Igual que le ocurrió a Joselito el Gallo -un diestro magistral que conocía toda la ciencia de la tauromaquia-, esa tensión dramática le llegaría a Yiyo una vez, en grado máximo, para costarle la vida. El toro, de Marcos Núñez, ya estoqueado de muerte, lanzó cuando menos se esperaba una cornada ciega que le partió el corazón.
Tras la enorme conmoción por este suceso, la fiesta siguió adelante, y no había transcurrido ni un mes cuando un hermano del infortunado diestro, Sánchez Cubero triunfaba clamorosamente en su presentación ante la cátedra de Madrid. Otros también obtuvieron señalados éxitos. Sin embargo, nadie ha llenado aún el hueco que dejó Yiyo en la profesión torera, y todo en el mundillo taurino continúa igual que antes de aquel fatídico 30 de septiembre de 1985.

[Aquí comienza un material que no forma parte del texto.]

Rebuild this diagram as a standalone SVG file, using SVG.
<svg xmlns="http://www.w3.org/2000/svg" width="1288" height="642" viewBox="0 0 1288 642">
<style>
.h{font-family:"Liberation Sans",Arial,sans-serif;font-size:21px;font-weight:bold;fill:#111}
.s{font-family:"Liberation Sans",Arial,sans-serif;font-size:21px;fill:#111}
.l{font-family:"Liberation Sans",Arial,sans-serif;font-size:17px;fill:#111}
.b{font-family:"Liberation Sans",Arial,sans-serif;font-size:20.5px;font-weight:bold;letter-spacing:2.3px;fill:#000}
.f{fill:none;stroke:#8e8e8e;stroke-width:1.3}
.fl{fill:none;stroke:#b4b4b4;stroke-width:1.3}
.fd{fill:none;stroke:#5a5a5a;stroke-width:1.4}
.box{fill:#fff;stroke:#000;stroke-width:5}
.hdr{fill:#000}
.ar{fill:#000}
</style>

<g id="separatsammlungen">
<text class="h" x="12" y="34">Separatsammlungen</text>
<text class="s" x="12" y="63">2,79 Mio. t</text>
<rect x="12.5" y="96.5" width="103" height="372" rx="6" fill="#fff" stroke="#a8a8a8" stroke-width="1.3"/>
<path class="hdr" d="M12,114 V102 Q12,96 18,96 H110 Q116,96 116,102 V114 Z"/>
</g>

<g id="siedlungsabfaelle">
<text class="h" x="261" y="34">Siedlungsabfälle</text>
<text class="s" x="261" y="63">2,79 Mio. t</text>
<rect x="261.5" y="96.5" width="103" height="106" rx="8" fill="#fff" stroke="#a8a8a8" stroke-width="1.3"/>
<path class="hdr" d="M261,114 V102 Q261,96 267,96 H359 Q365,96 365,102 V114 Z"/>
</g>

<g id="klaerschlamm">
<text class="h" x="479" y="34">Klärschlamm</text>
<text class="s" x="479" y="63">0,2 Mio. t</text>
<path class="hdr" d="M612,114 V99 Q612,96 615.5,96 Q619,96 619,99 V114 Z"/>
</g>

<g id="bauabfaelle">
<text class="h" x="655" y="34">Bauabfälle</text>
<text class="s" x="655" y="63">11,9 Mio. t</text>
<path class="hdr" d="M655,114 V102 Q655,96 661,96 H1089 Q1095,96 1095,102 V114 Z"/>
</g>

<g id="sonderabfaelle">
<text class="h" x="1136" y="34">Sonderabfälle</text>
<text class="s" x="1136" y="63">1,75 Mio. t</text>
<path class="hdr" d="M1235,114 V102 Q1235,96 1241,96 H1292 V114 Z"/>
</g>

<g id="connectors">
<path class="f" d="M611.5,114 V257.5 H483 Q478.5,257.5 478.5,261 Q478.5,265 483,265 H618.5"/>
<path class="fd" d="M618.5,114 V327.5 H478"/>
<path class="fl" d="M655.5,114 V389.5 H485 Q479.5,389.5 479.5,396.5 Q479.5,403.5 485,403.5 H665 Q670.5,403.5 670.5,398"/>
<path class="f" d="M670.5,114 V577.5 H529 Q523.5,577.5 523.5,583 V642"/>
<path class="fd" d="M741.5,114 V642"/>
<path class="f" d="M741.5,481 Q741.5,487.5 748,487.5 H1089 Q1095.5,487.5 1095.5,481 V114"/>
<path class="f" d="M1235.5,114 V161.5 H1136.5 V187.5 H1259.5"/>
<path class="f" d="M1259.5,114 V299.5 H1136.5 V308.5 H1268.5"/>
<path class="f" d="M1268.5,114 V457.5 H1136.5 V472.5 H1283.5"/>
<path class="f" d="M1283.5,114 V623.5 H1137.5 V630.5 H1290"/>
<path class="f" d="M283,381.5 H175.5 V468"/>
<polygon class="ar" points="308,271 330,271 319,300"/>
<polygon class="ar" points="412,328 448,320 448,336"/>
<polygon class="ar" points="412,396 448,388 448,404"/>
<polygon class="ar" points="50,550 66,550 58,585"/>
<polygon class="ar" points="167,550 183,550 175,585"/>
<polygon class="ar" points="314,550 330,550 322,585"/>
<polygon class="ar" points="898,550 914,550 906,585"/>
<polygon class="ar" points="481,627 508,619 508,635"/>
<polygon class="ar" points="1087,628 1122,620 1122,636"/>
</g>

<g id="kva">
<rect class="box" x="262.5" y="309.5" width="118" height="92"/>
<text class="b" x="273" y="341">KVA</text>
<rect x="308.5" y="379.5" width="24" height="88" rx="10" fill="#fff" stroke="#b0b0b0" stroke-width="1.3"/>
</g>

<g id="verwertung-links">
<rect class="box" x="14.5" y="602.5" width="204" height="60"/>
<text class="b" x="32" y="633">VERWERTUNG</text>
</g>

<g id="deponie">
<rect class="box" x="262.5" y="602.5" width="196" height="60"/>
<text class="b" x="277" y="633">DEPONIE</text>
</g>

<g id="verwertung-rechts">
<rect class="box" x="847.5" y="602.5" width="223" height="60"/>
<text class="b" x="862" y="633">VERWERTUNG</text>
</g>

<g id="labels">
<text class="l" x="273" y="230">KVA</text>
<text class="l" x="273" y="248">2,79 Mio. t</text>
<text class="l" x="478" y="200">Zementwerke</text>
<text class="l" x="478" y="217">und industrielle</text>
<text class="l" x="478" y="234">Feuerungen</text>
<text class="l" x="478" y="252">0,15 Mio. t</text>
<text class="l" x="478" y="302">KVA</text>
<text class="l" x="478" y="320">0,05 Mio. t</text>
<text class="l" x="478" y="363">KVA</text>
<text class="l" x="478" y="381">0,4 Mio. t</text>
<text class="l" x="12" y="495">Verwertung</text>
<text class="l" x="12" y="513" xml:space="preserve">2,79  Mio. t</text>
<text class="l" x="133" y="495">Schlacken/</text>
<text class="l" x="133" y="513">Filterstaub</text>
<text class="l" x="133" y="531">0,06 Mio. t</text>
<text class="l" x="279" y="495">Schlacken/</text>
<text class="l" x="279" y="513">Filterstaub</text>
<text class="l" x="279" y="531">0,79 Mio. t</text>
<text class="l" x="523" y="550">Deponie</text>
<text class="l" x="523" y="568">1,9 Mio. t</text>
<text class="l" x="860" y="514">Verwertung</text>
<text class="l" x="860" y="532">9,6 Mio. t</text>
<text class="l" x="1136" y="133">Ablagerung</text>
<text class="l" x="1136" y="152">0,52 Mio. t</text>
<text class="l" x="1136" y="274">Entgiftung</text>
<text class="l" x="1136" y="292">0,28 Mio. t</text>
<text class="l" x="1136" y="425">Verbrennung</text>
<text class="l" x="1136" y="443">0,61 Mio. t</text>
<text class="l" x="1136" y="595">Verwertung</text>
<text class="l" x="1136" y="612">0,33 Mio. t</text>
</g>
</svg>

Cientos de toreros pelean por ganar un puesto digno en sus escalafones o para darse a conocer. Alguno consigue romper apenas el duro cerco de incomprensión que tiende un abismo entre sus ilusiones y la gloria. A muchos apenas les vale para nada su valor y torería, y a veces ni siquiera los triunfos les despejan el camino.
Yiyo, triunfador indiscutible en San Isidro y en la mayoría de los cosos, tenía problemas para obtener contratos con la remuneración adecuada. A la corrida donde le llegaría la muerte, acudió para sustituir a un torero que se cayó caprichosamente del cartel; no estaba anunciado en esa feria.
Una maraña de intereses corrompe el normal desarrollo del espectáculo. Son pocos los que lo manejan, y mandan demasiado. En el caso de aquel Yiyo esforzándose por defender un puesto para el que estaba de sobra dotado hay otros, y lo peor es que aún habrá más, años adelante, si las estructuras socioeconómicas de la fiesta no cambian. Al torero trágicamente desaparecido se le lloró con sincero y profundo dolor. Sin embargo, el trato injusto que estaba recibiendo no constituyó una lección para nadie.